Le Japon prend un sous-marin nucléaire chinois en flagrant délit d’intrusion

  • Dernière mise à jour le 3 décembre 2004.

Le Japon a vivement protesté vendredi auprès de Pékin contre l’intrusion cette semaine d’un sous-marin nucléaire dans ses eaux territoriales, un incident quelque peu théâtral qui survient au moment où la rivalité, notamment militaire, s’aiguise entre les deux puissances asiatiques.

Après un pseudo-suspense, Tokyo a fini par confirmer que le mystérieux submersible était bien chinois, et a mis fin à la chasse engagée dans les eaux internationales depuis plus de 48 heures.

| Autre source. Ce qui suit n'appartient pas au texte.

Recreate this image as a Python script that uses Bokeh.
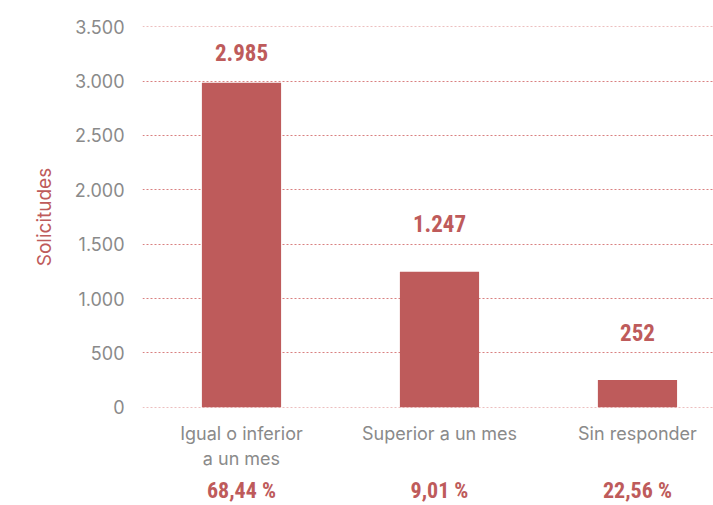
from bokeh.plotting import figure
from bokeh.models import (ColumnDataSource, Range1d, FixedTicker, LinearAxis,
                          CustomJSTickFormatter)
from bokeh.embed import file_html
from bokeh.resources import INLINE
from bokeh.core.properties import value

categories = ["Igual o inferior\na un mes", "Superior a un mes", "Sin responder"]
counts = [2985, 1247, 252]
count_labels = ["2.985", "1.247", "252"]
percents = ["68,44 %", "9,01 %", "22,56 %"]
y_ticks = [0, 500, 1000, 1500, 2000, 2500, 3000, 3500]

RED = "#BE5B5B"
GRAY = "#8A8A8A"
COND = "Roboto Condensed, Liberation Sans Narrow, Roboto"

xs = list(range(len(categories)))
label_y = [min(v + 440, 3260) for v in counts]

src = ColumnDataSource(dict(x=xs, top=counts, ly=label_y, lbl=count_labels))

p = figure(frame_width=571, frame_height=381, output_backend="svg", toolbar_location=None,
           x_range=Range1d(-0.5, 2.384), y_range=Range1d(-1, 3501),
           min_border_left=142, min_border_right=0, min_border_top=26,
           min_border_bottom=90)
p.outline_line_color = None
p.background_fill_color = "white"
p.border_fill_color = "white"

p.vbar(x="x", top="top", width=0.4, source=src, color=RED, line_color=None)
p.text(x="x", y="ly", text="lbl", source=src, text_align="center",
       text_baseline="middle", text_color=RED, text_font_size="23px",
       text_font_style="bold", text_font=value(COND))

# y axis
yax = p.yaxis[0]
yax.ticker = FixedTicker(ticks=y_ticks)
yax.formatter = CustomJSTickFormatter(code="return tick.toString().replace(/\\B(?=(\\d{3})+(?!\\d))/g, '.');")
yax.axis_line_color = None
yax.major_tick_line_color = None
yax.minor_tick_line_color = None
yax.major_label_text_color = GRAY
yax.major_label_text_font = "Inter"
yax.major_label_text_font_size = "18px"
yax.major_label_standoff = 12
yax.axis_label = "Solicitudes"
yax.axis_label_text_color = RED
yax.axis_label_text_font = "Inter"
yax.axis_label_text_font_size = "19px"
yax.axis_label_text_font_style = "normal"
yax.axis_label_standoff = 16

# x axis (categories)
xax = p.xaxis[0]
xax.ticker = FixedTicker(ticks=xs)
xax.major_label_overrides = {i: c for i, c in enumerate(categories)}
xax.axis_line_color = None
xax.major_tick_line_color = None
xax.minor_tick_line_color = None
xax.major_label_text_color = GRAY
xax.major_label_text_font = "Inter"
xax.major_label_text_font_size = "18px"
xax.major_label_standoff = 9

# percentages axis
pax = LinearAxis(ticker=FixedTicker(ticks=xs),
                 major_label_overrides={i: s for i, s in enumerate(percents)})
pax.axis_line_color = None
pax.major_tick_line_color = None
pax.minor_tick_line_color = None
pax.major_label_text_color = RED
pax.major_label_text_font = COND
pax.major_label_text_font_style = "bold"
pax.major_label_text_font_size = "22px"
pax.major_label_standoff = 0
p.add_layout(pax, "below")

p.xgrid.grid_line_color = None
p.ygrid.ticker = FixedTicker(ticks=y_ticks)
p.ygrid.grid_line_color = "#D98080"
p.ygrid.grid_line_dash = "2 2"
p.ygrid.grid_line_width = 1

open("out.html", "w").write(file_html(p, INLINE))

"Nous avons établi que le sous-marin appartient à la marine chinoise et il est probable qu’il s’agit d’un submersible nucléaire", a affirmé le porte-parole du gouvernement, Hiroyuki Hosoda.

Le Premier ministre conservateur Junichiro Koizumi a réaffirmé que l’affaire était "extrêmement regrettable".

Le No 2 de l’ambassade de Chine au Japon (l’ambassadeur étant hors de Tokyo) a été convoqué au ministère des Affaires étrangères pour entendre la "vive protestation" du gouvernement.

Le ministre Nobutaka Machimura a exigé des explications et des excuses et demandé à la Chine de prendre des "mesures préventives" pour éviter qu’un tel incident ne se reproduise.

Le diplomate chinois a répondu que son pays était "encore en train d’enquêter" et qu’il ne pouvait par conséquent pas présenter des excuses.

Le ministre japonais de la Défense, Yoshinori Ono, avait auparavant ordonné à sa marine d’abandonner la poursuite du sous-marin.

Le submersible —qui serait un des cinq sous-marins d’attaque nucléaires chinois— avait été pris en chasse il y a deux jours par un avion de reconnaissance P-3C et deux destroyers nippons, mais il avait quitté vendredi matin la zone de surveillance militaire aérienne japonaise, rendant la poursuite quasi impossible. Il se dirigerait vers les côtes chinoises.

Il avait fait une brève intrusion de deux heures mercredi matin dans les eaux nippones, entre le Japon et Taïwan, à 300 km au sud-ouest d’Okinawa, qui héberge la principale base militaire américaine de l’archipel.

D’après les bruits enregistrés par les micros japonais, en particulier ceux de l’hélice, le ministère de la Défense a identifié le submersible comme un sous-marin nucléaire de classe Han.

L’incident est de nature à envenimer les relations déjà peu amènes — et régulièrement empoisonnées par les contentieux nés de l’occupation impériale nippone de 1931-1945 — entre le Japon et la Chine.

Mais il ne devrait pas déboucher sur une crise diplomatique majeure, estiment les experts, un observateur occidental soulignant le côté "un peu kabuki (théâtre traditionnel japonais)" de tout l’épisode.

Le sous-marin avait été repéré par un avion de reconnaissance à proximité de l’archipel nippon des Senkaku, revendiqué par la Chine et Taiwan.

Cette zone de la mer de Chine orientale abrite des gisements prometteurs de gaz naturel sur lequel Tokyo, Pékin et Taipei ont des visées.

"En général, je ne crois pas que les relations sino-japonaises soient mauvaises même s’il y a des hauts et des bas", a souligné M. Ono.

M. Koizumi souhaite rencontrer pour la première fois le président Hu Jintao à l’occasion du sommet de l’APEC au Chili le week-end prochain, mais l’entrevue n’a toujours pas été confirmée par Pékin.

Preuve de l’inquiétude que suscite la montée en puissance de la Chine chez son voisin et rival, les stratèges du ministère japonais de la Défense viennent de concevoir des scénarios d’attaques chinoises contre l’Archipel, dans le cadre de la nouvelle loi de programmation militaire attendue d’ici la fin de l’année.

Dans un rapport soumis à la Diète, un groupe de sénateurs japonais a recommandé une réduction drastique de l’aide au développement à la Chine, arguant de la robuste croissance économique, de la hausse de ses dépenses militaires, ainsi que de la montée des sentiments antinippons à Pékin.